In the case, Richard Muasya v. the Hon. Attorney General, High Court of Kenya on 2 December 2010, Muasya lost his case of claiming violations of his constitutional rights, in which he asked for the legalisation of a third gender.
Richard was born with ambiguous genitalia and could therefore not obtain a birth certificate, identity card or passport. He was arrested on 16 March 2005 for aggravated robbery.
“During a routine physical search the prison officers discovered his ambiguous genitalia and consequently could not decide whether to house him in a male or female cell. The Kiuti Magistrates Court ordered that the petitioner be medically examined and the medical report confirmed that he was intersexual. The Magistrates Court then ordered that the petitioner was to be remanded in isolation in the Kiuti Police Station pending trial.
The petitioner was convicted, sentenced to death and sent to a male-only prison for convicts on death row. There the petitioner was made to share cells and facilities with male inmates but was later placed in isolation. It was alleged that while he was in the prison he was subjected to invasive body searches, mockery and abuse because of his condition.”
Despite the Court recognising that Muasya’s condition fitted its definition of intersex, the Court found that because there was no verifiable data about intersex people as a group or class in Kenyan society, the treatment of intersex people was not a matter of public interest. They also found that he did not have a right to legal recognition or protection against discrimination. They also found that he had not been discriminated against in his schooling, employment and that his inability to attain identity documents was his fault and that his inability to vote was therefore his failing. The Court thus ruled that his freedom of movement had not been violated as it was his responsibility to attain the relevant identity documents.

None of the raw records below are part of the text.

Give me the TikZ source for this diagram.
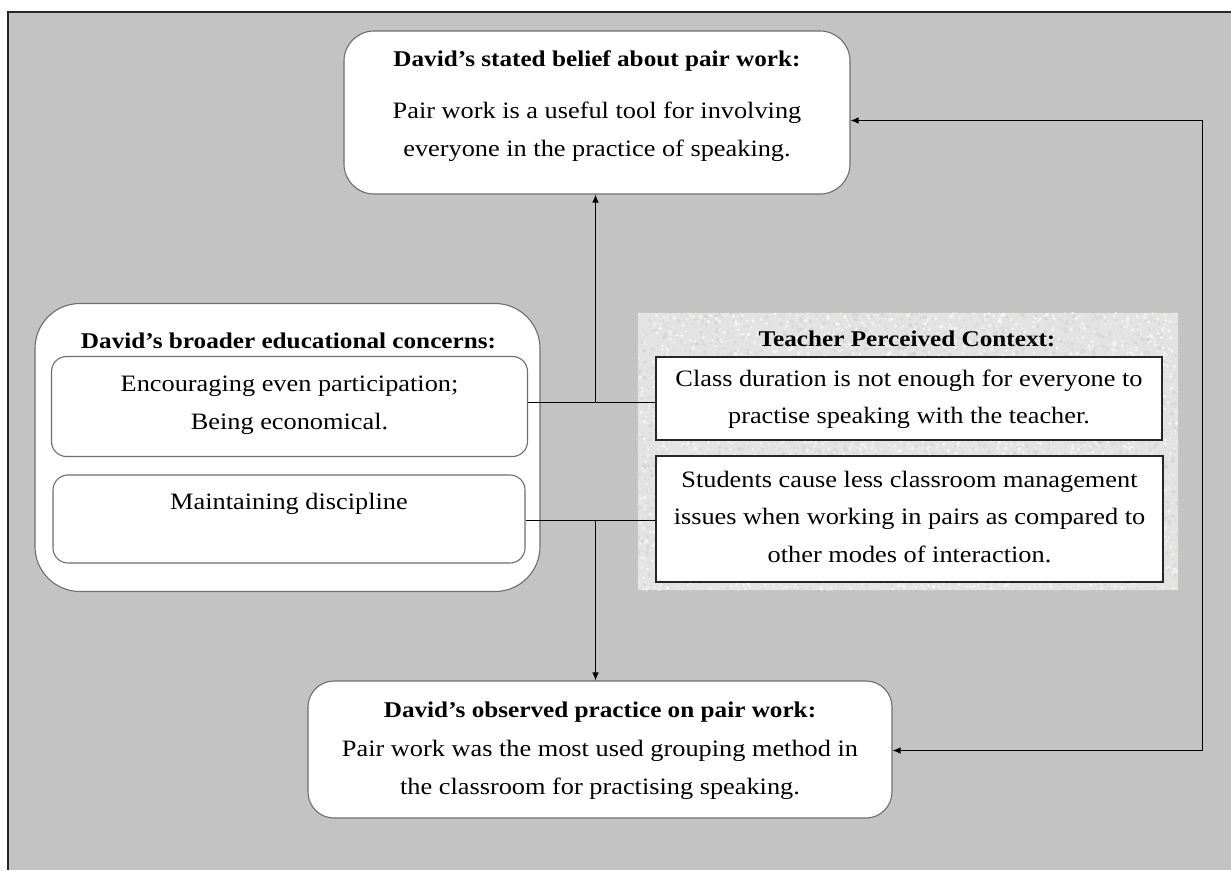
\documentclass[tikz,border=0pt]{standalone}
\usepackage{fontspec}
\setmainfont{Liberation Serif}[FakeStretch=1.12]
\usetikzlibrary{arrows.meta}
\definecolor{panelgray}{HTML}{C3C3C3}
\definecolor{edgegray}{HTML}{6E6E6E}
\definecolor{grain}{HTML}{E3E3E3}
\definecolor{grainedge}{HTML}{C4D2B0}
\begin{document}
\begin{tikzpicture}[x=1pt,y=-1pt,
  txt/.style={font=\fontsize{23.5}{37.5}\selectfont, align=center, inner sep=0pt},
  ttl/.style={font=\fontsize{22.5}{37.5}\selectfont\bfseries, align=center, inner sep=0pt},
  softbox/.style={draw=edgegray, fill=white, line width=1.1pt, rounded corners=#1, inner sep=0pt},
  plainbox/.style={draw=black!85, fill=white, line width=1.1pt, inner sep=0pt},
  link/.style={draw=black, line width=0.9pt},
  tip/.style={-{Latex[length=8pt,width=6.5pt]}},
  tips/.style={{Latex[length=8pt,width=6.5pt]}-{Latex[length=8pt,width=6.5pt]}}
]
\useasboundingbox (0,0) rectangle (1231,870);

% grey page panel, framed on the left and top
\fill[panelgray] (8,12) rectangle (1231,870);
\draw[line width=1.2pt, black!85] (8,870) -- (8,12) -- (1231,12);

% stated belief
\node[softbox=30pt, minimum width=506pt, minimum height=163pt] (belief) at (597,112.5) {};
\node[ttl] (beliefT) at (597,61) {David’s stated belief about pair work:};
\node[txt] (beliefB) at (597,132) {Pair work is a useful tool for involving\\everyone in the practice of speaking.};

% broader educational concerns
\node[softbox=45pt, minimum width=505pt, minimum height=288pt] (concerns) at (287.5,447.5) {};
\node[ttl] (concernsT) at (288.5,341) {David’s broader educational concerns:};
\node[softbox=15pt, minimum width=476pt, minimum height=100pt] (even) at (289.5,406.5) {};
\node[txt] (evenT) at (289.5,405) {Encouraging even participation;\\Being economical.};
\node[softbox=15pt, minimum width=472pt, minimum height=88pt] (disc) at (289,519) {};
\node[txt] (discT) at (289,504) {Maintaining discipline};

% teacher perceived context (grained panel)
\node[fill=grain, minimum width=540pt, minimum height=277pt, inner sep=0pt] (context) at (908,451.5) {};
\begin{scope}
  \clip (context.north west) rectangle (context.south east);
  \pgfmathsetseed{4127}
  \foreach \k in {1,...,3000} {
    \pgfmathsetmacro\px{638+540*rnd}
    \pgfmathsetmacro\py{313+277*rnd}
    \pgfmathsetmacro\pr{0.8+1.4*rnd}
    \fill[black!22, opacity=0.35] (\px,\py) circle (\pr pt);
  }
  \foreach \k in {1,...,3000} {
    \pgfmathsetmacro\px{638+540*rnd}
    \pgfmathsetmacro\py{313+277*rnd}
    \pgfmathsetmacro\pr{0.7+1.3*rnd}
    \fill[white, opacity=0.6] (\px,\py) circle (\pr pt);
  }
\end{scope}
\draw[grainedge, line width=1.3pt, dotted] (context.north west) rectangle (context.south east);
\node[ttl] (contextT) at (907,339) {Teacher Perceived Context:};
\node[plainbox, minimum width=506pt, minimum height=83pt] (duration) at (909,398.5) {};
\node[txt] (durationT) at (909,399.5) {Class duration is not enough for everyone to\\practise speaking with the teacher.};
\node[plainbox, minimum width=507pt, minimum height=126pt] (manage) at (909.5,519) {};
\node[txt] (manageT) at (909.5,517) {Students cause less classroom management\\issues when working in pairs as compared to\\other modes of interaction.};

% observed practice
\node[softbox=26pt, minimum width=584pt, minimum height=137pt] (practice) at (600,749.5) {};
\node[ttl] (practiceT) at (600,712) {David’s observed practice on pair work:};
\node[txt] (practiceB) at (600,770) {Pair work was the most used grouping method in\\the classroom for practising speaking.};

% connectors
\coordinate (upJ) at (595.5,402.5);
\coordinate (dnJ) at (595.5,520.5);
\coordinate (loopR) at (1202.5,120.5);
\draw[link] (even.east |- upJ) -- (duration.west |- upJ);
\draw[link] (disc.east |- dnJ) -- (manage.west |- dnJ);
\draw[link, tip] (upJ) -- (belief.south -| upJ);
\draw[link, tip] (dnJ) -- (practice.north -| dnJ);
\draw[link, tips] (belief.east |- loopR) -- (loopR) |- (practice.east |- 0,750.5);
\end{tikzpicture}
\end{document}
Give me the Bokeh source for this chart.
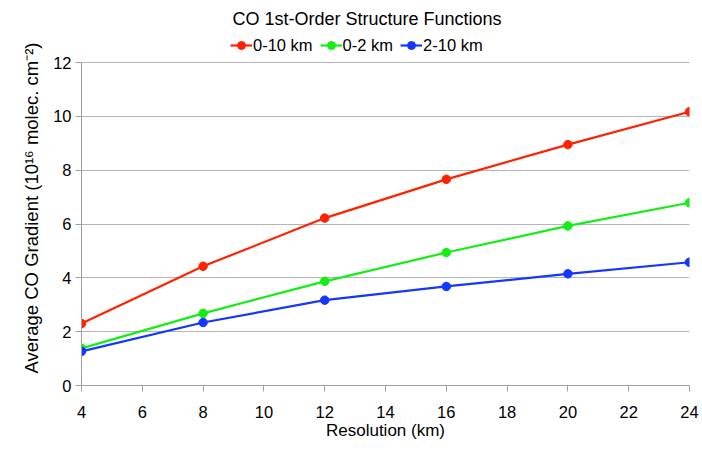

The Court also held that the social stigma Muasya suffered was not a legal issue.
The Court found in favour of Muasya’s claim that he had been subjected to inhuman and degrading treatment in prison and he was awarded damages of 500,000 Kenyan Shillings.
During the period leading up to the trial and after, Muasya was sexually abused and his rights violated for 8 years as an intersex person confined with male prisoners in Kamiti Maximum prison.